The map is anonymous, but the quality of its execution suggests that an experienced navigator drew it. Given the time frame, the most likely explanation is that it was created by a French slaver preparing to sail on the Omani-controlled port of Mombasa around 1740.
Of the European powers, only France and Portugal entertained serious mercantile ambitions in East Africa during the first half of the 18th century. British interest in this region was primarily a Victorian phenomenon, and the British colonization of Kenya did not begin in earnest until 1901.
After the expulsion of the Portuguese in 1698, French slavers were the only Europeans to consistently trade with the Omani Sultanate in Mombasa (Alpers 1970). Between 1735 and 1770, French trade – especially in slaves – boomed. Our map, which shows the island of Mombasa, including the surrounding headlands and the maritime approach, was likely drawn as a preparatory measure for a slaving expedition.
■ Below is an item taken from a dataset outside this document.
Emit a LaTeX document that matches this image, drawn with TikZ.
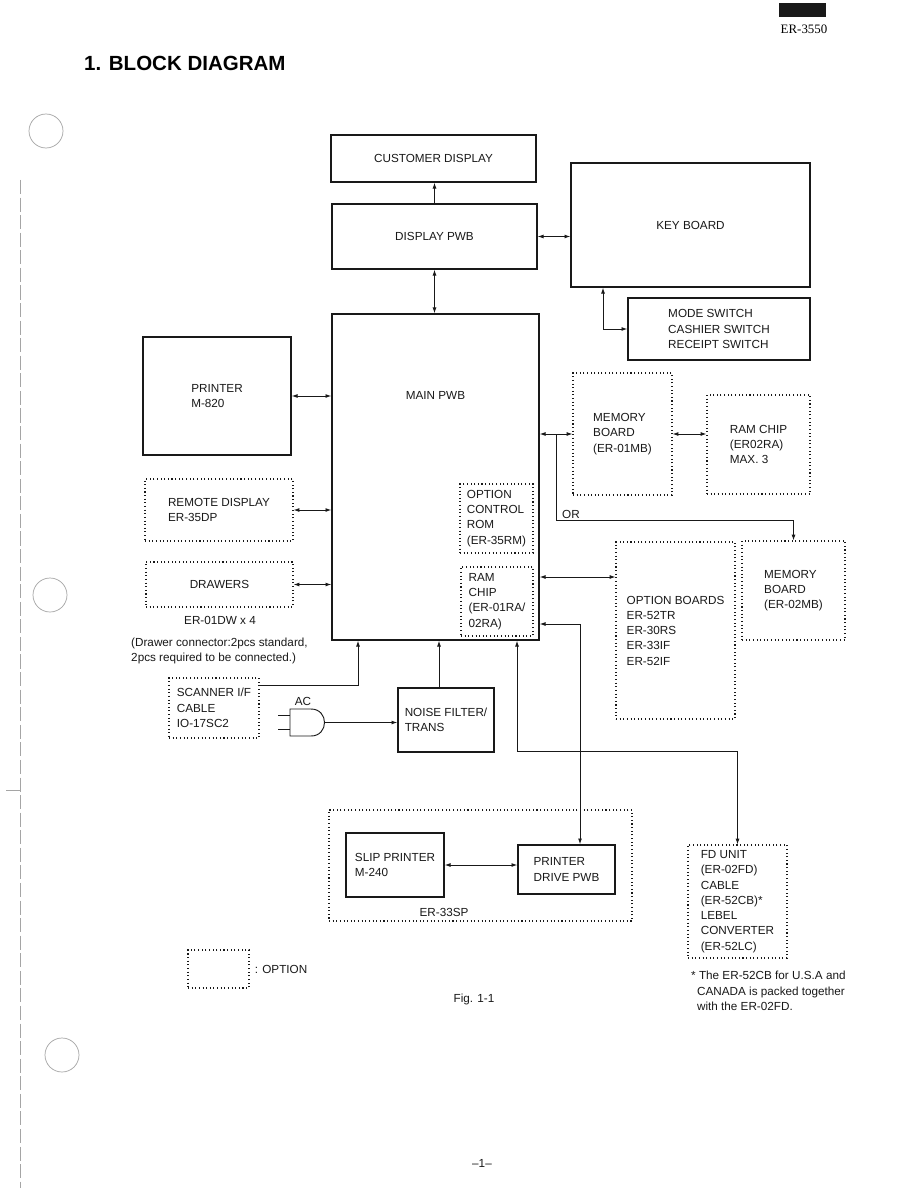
\documentclass[tikz,border=0pt]{standalone}
\usepackage{fontspec}
\setmainfont{Liberation Sans}
\newfontfamily\modelfont{Liberation Serif}
\usetikzlibrary{arrows.meta,positioning,calc}
\definecolor{inkblack}{RGB}{25,25,25}
\definecolor{scangray}{RGB}{165,165,165}
\tikzset{
  sz/.style 2 args={minimum width=#1*0.03cm, minimum height=#2*0.03cm},
  block/.style={rectangle, draw=inkblack, line width=1.1pt, inner sep=0pt,
                align=left, text=inkblack, font=\fontsize{10}{13}\selectfont},
  optblock/.style={block, line width=0.9pt, dash pattern=on 0.9pt off 2.2pt},
  txt/.style={inner sep=0pt, align=left, text=inkblack, font=\fontsize{10}{13}\selectfont},
  arrow/.style={-{Latex[length=5pt,width=3.4pt]}, line width=0.8pt, inkblack},
  dblarrow/.style={{Latex[length=5pt,width=3.4pt]}-{Latex[length=5pt,width=3.4pt]}, line width=0.8pt, inkblack},
  wire/.style={line width=0.8pt, inkblack},
}
\begin{document}
\begin{tikzpicture}[x=0.03cm, y=-0.03cm]
\fill[white] (0,0) rectangle (918,1188);
\useasboundingbox (0,0) rectangle (918,1188);
% scanned page marks
\draw[scangray, line width=0.6pt] (46,131) circle[radius=17] (50,595) circle[radius=17] (62,1055) circle[radius=17];
\draw[scangray, line width=0.6pt, dash pattern=on 12pt off 3pt] (20,180) -- (20,1188);
\draw[scangray, line width=0.8pt] (6,790) -- (20,790);
% header
\fill[inkblack] (779,3) rectangle (826,17);
\node[inner sep=0pt, font=\modelfont\fontsize{11}{12}\selectfont] (model) at (804,29) {ER-3550};
\node[anchor=base west, inner sep=0pt, font=\fontsize{17.5}{20}\selectfont\bfseries] (title) at (84,71) {1. BLOCK DIAGRAM};
% blocks
\node[block, sz={205}{47}] (cust) at (433.5,158.5) {CUSTOMER DISPLAY};
\node[block, sz={205}{65}] (dpwb) at (434.5,236.5) {DISPLAY PWB};
\node[block, sz={239}{124}] (kbd) at (690.5,225) {KEY BOARD};
\node[block, sz={182}{62}] (mode) at (719,329) {MODE SWITCH\\CASHIER SWITCH\\RECEIPT SWITCH};
\node[block, sz={207}{326}] (main) at (435.5,477) {};
\node[txt] (mainlbl) at (435.5,395) {MAIN PWB};
\node[block, sz={148}{118}] (prt) at (217,396) {PRINTER\\M-820};
\node[optblock, sz={148}{62}] (rdsp) at (219,510) {REMOTE DISPLAY\\ER-35DP};
\node[optblock, sz={147}{45}] (drw) at (219.5,584.5) {DRAWERS};
\node[txt] (drwqty) at (220,620) {ER-01DW x 4};
\node[txt, anchor=west] (drwnote) at (131,651) {(Drawer connector:2pcs standard,\\2pcs required to be connected.)};
\node[optblock, sz={73}{69}] (rom) at (496.5,518.5) {OPTION\\CONTROL\\ROM\\(ER-35RM)};
\node[optblock, sz={72}{69}] (ramc) at (497,601.5) {RAM\\CHIP\\(ER-01RA/\\02RA)};
\node[optblock, sz={99}{122}] (mb1) at (622.5,434) {MEMORY\\BOARD\\(ER-01MB)};
\node[optblock, sz={103}{99}] (ramx) at (758.5,444.5) {RAM CHIP\\(ER02RA)\\MAX. 3};
\node[optblock, sz={103}{99}] (mb2) at (793.5,590.5) {MEMORY\\BOARD\\(ER-02MB)};
\node[optblock, sz={119}{177}] (optb) at (675.5,630.5) {OPTION BOARDS\\ER-52TR\\ER-30RS\\ER-33IF\\ER-52IF};
\node[optblock, sz={90}{60}] (scan) at (214,708) {SCANNER I/F\\CABLE\\IO-17SC2};
\node[block, sz={96}{64}] (nf) at (446,720) {NOISE FILTER/\\TRANS};
\node[optblock, sz={303}{111}] (sp33) at (480.5,865.5) {};
\node[txt] (sp33lbl) at (444,912) {ER-33SP};
\node[block, sz={98}{64}] (slip) at (395,865) {SLIP PRINTER\\M-240};
\node[block, sz={97}{49}] (pdrv) at (566.5,869.5) {PRINTER\\DRIVE PWB};
\node[optblock, sz={99}{113}] (fd) at (737.5,901.5) {FD UNIT\\(ER-02FD)\\CABLE\\(ER-52CB)*\\LEBEL\\CONVERTER\\(ER-52LC)};
\node[txt, anchor=west] (fdnote) at (691,991) {* The ER-52CB for U.S.A and\\\hspace*{5pt}CANADA is packed together\\\hspace*{5pt}with the ER-02FD.};
% legend and captions
\node[optblock, sz={61}{38}] (lgd) at (218.5,969) {};
\node[txt, right=0.15cm of lgd] (lgdlbl) {: OPTION};
\node[txt] (fig) at (474,999) {Fig. 1-1};
\node[txt] (pgno) at (482,1163) {--1--};
% AC plug
\draw[wire] (290,709) -- (290,736) -- (311,736) .. controls (329,736) and (329,709) .. (311,709) -- cycle;
\draw[wire] (278,715) -- (290,715) (278,729) -- (290,729);
\coordinate (plugtip) at (324.5,722.5);
\node[txt] (aclbl) at (303,701) {AC};
% connectors
\draw[arrow] (dpwb.north) -- (dpwb.north |- cust.south);
\draw[dblarrow] (dpwb.south) -- (dpwb.south |- main.north);
\draw[dblarrow] (dpwb.east) -- (dpwb.east -| kbd.west);
\draw[dblarrow] (kbd.south -| 603,0) |- (mode.west);
\draw[dblarrow] (prt.east) -- (prt.east -| main.west);
\draw[dblarrow] (rdsp.east) -- (rdsp.east -| main.west);
\draw[dblarrow] (drw.east) -- (drw.east -| main.west);
\draw[dblarrow] (mb1.west -| main.east) -- (mb1.west);
\draw[dblarrow] (mb1.east) -- (mb1.east -| ramx.west);
\coordinate (orsplit) at (556,434);
\coordinate (orbend) at (mb2.north |- 0,520);
\draw[arrow] (orsplit) |- (orbend) -- (mb2.north);
\node[txt, anchor=south west] (orlbl) at (562,518.5) {OR};
\draw[dblarrow] (main.east |- 0,577) -- (optb.west |- 0,577);
\draw[dblarrow] (main.east |- 0,624) -| (pdrv.north -| 580,0);
\draw[dblarrow] (main.south -| 517,0) |- (fd.north |- 0,751) -- (fd.north);
\draw[arrow] (scan.east |- 0,685) -| (main.south -| 358,0);
\draw[arrow] (nf.north -| 439,0) -- (main.south -| 439,0);
\draw[arrow] (plugtip) -- (plugtip -| nf.west);
\draw[dblarrow] (slip.east) -- (slip.east -| pdrv.west);
\end{tikzpicture}
\end{document}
With the third book of The English Pilot hitting the market a year before this trade took off, it makes sense that the cartographer behind the manuscript map adapted it from the most seminal nautical atlas of the age.
Background
After the Portuguese broke into the Indian Ocean, they quickly set about recasting the centuries-old trade systems in place there. The intention was to cement their new oceanic empire. The Portuguese had won the day by employing superior firepower and ship technology, but they would hold it by establishing an impressive string of fortresses and factories (trade stations) all around the Indian Ocean. Mombasa was among the first places that the Portuguese subjugated. Their presence there began with Vasco da Gama in the 15th century and continued until the Omani Sultanate took the city in 1698.
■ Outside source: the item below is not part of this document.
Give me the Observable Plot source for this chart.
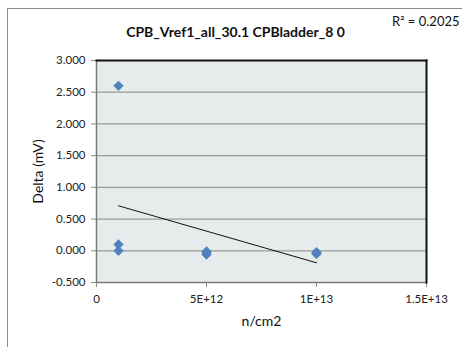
<!DOCTYPE html>
<html>
<head>
<meta charset="utf-8">
<script src="https://cdn.jsdelivr.net/npm/d3@7"></script>
<script src="https://cdn.jsdelivr.net/npm/@observablehq/plot@0.6"></script>
<style>
  html, body { margin: 0; padding: 0; background: #fff; }
  #wrap { position: relative; width: 462px; height: 347px; overflow: hidden; }
  #border { position: absolute; left: 7px; top: 8px; width: 470px; height: 360px; border-left: 1px solid #8c8c8c; border-top: 1px solid #8c8c8c; }
  #chart { position: absolute; left: 0; top: 0; }
</style>
</head>
<body>
<div id="wrap"><div id="border"></div><div id="chart"></div></div>
<script>
const title = "CPB_Vref1_all_30.1 CPBladder_8 0";
const r2Label = "R² = 0.2025";
const xLabel = "n/cm2";
const yLabel = "Delta (mV)";

const fluence = [1e12, 1e12, 1e12, 5e12, 5e12, 5e12, 1e13, 1e13, 1e13];
const delta = [2.6, 0.1, 0.0, -0.01, -0.03, -0.06, -0.02, -0.04, -0.05];

const xTicks = [0, 5e12, 1e13, 1.5e13];
const xTickLabels = ["0", "5E+12", "1E+13", "1.5E+13"];
const yTicks = [-0.5, 0, 0.5, 1, 1.5, 2, 2.5, 3];

const data = fluence.map((x, i) => ({x, y: delta[i]}));

const font = "Lato, 'Open Sans', sans-serif";

const plot = Plot.plot({
  width: 462,
  height: 347,
  marginLeft: 96,
  marginRight: 36,
  marginTop: 60,
  marginBottom: 65,
  style: { fontFamily: font, fontSize: "11.5px", color: "#222", background: "transparent" },
  x: { domain: [0, 1.5e13], ticks: xTicks, tickFormat: d => xTickLabels[xTicks.indexOf(d)], label: null },
  y: { domain: [-0.5, 3], ticks: yTicks, tickFormat: d => d.toFixed(3), label: null },
  marks: [
    Plot.frame({ fill: "#e6ecec", stroke: null }),
    Plot.gridY(yTicks, { stroke: "#9a9a9a", strokeOpacity: 1, strokeWidth: 1.2 }),
    Plot.axisY({ ticks: yTicks, tickFormat: d => d.toFixed(3), tickSize: 5, tickPadding: 6, stroke: "#8c8c8c", label: null, fontSize: 11.5 }),
    Plot.axisX({ ticks: xTicks, tickFormat: d => xTickLabels[xTicks.indexOf(d)], tickSize: 5, tickPadding: 7, stroke: "#8c8c8c", label: null, fontSize: 11.5 }),
    Plot.ruleX([0], { stroke: "#7a7a7a", strokeWidth: 1.5 }),
    Plot.ruleY([-0.5], { stroke: "#7a7a7a", strokeWidth: 1.5 }),
    Plot.frame({ anchor: "top", stroke: "#111", strokeWidth: 2 }),
    Plot.frame({ anchor: "right", stroke: "#111", strokeWidth: 2 }),
    Plot.dot(data, { x: "x", y: "y", symbol: "diamond2", r: 4.4, fill: "#4f81bd", stroke: "#4f81bd", strokeWidth: 0.5 }),
    Plot.linearRegressionY(data, { x: "x", y: "y", stroke: "#111", strokeWidth: 1, ci: 0 }),
    Plot.text([title], { frameAnchor: "top", textAnchor: "middle", lineAnchor: "middle", dy: -28, dx: -26, fontWeight: "bold", fontSize: 14, fill: "#111" }),
    Plot.text([r2Label], { frameAnchor: "top-right", dx: 33, dy: -39, textAnchor: "end", lineAnchor: "middle", fontSize: 13, fill: "#111" }),
    Plot.text([xLabel], { frameAnchor: "bottom", textAnchor: "middle", lineAnchor: "middle", dy: 39, dx: 0, fontSize: 14, fill: "#111" }),
    Plot.text([yLabel], { frameAnchor: "left", textAnchor: "middle", lineAnchor: "middle", dx: -58, rotate: -90, fontSize: 14, fill: "#111" })
  ]
});
document.getElementById("chart").appendChild(plot);
</script>
</body>
</html>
Mombasa Island is a three-by-two-mile coral outcrop located at the mouth of the Mombasa River on Kenya’s Indian Ocean coast. While Mombasa today has grown far beyond the scope of the coral island, remnants of the original Portuguese settlement (known as Old Town) can still be found along the island’s northern shore.
Features of the map
The map depicts two fortified settlements: one facing west or the mainland (labeled Mombase), and one facing the sea. The latter appears unlabelled, possibly a deliberate misrepresentation by the compiler, who we must remember was working after the Portuguese had lost Mombasa to the Omani Sultanate.
The original Portuguese settlement was dubbed Santo Antonio after Lisbon’s patron saint and was located on the northeast of the island. This port was guarded by the large fortress known as Fort Jesus, which the Portuguese erected in the 1590s. Since construction occurred during the short-lived Iberian Union (1580-1640), it was actually built on the order of Felipe II, King of Spain. Fort Jesus constitutes one of the most fascinating examples of Portuguese colonial architecture in Africa, in that it was built by a Milanese architect – Giovanni Battista Cairati – who designed it in the style of a Late Renaissance Tuscan fortress but then buttressed it like a Portuguese garrison. Yet despite this distinctly European design, all materials and labor used were indigenous, creating an exciting architectural amalgamation specific to this time and place.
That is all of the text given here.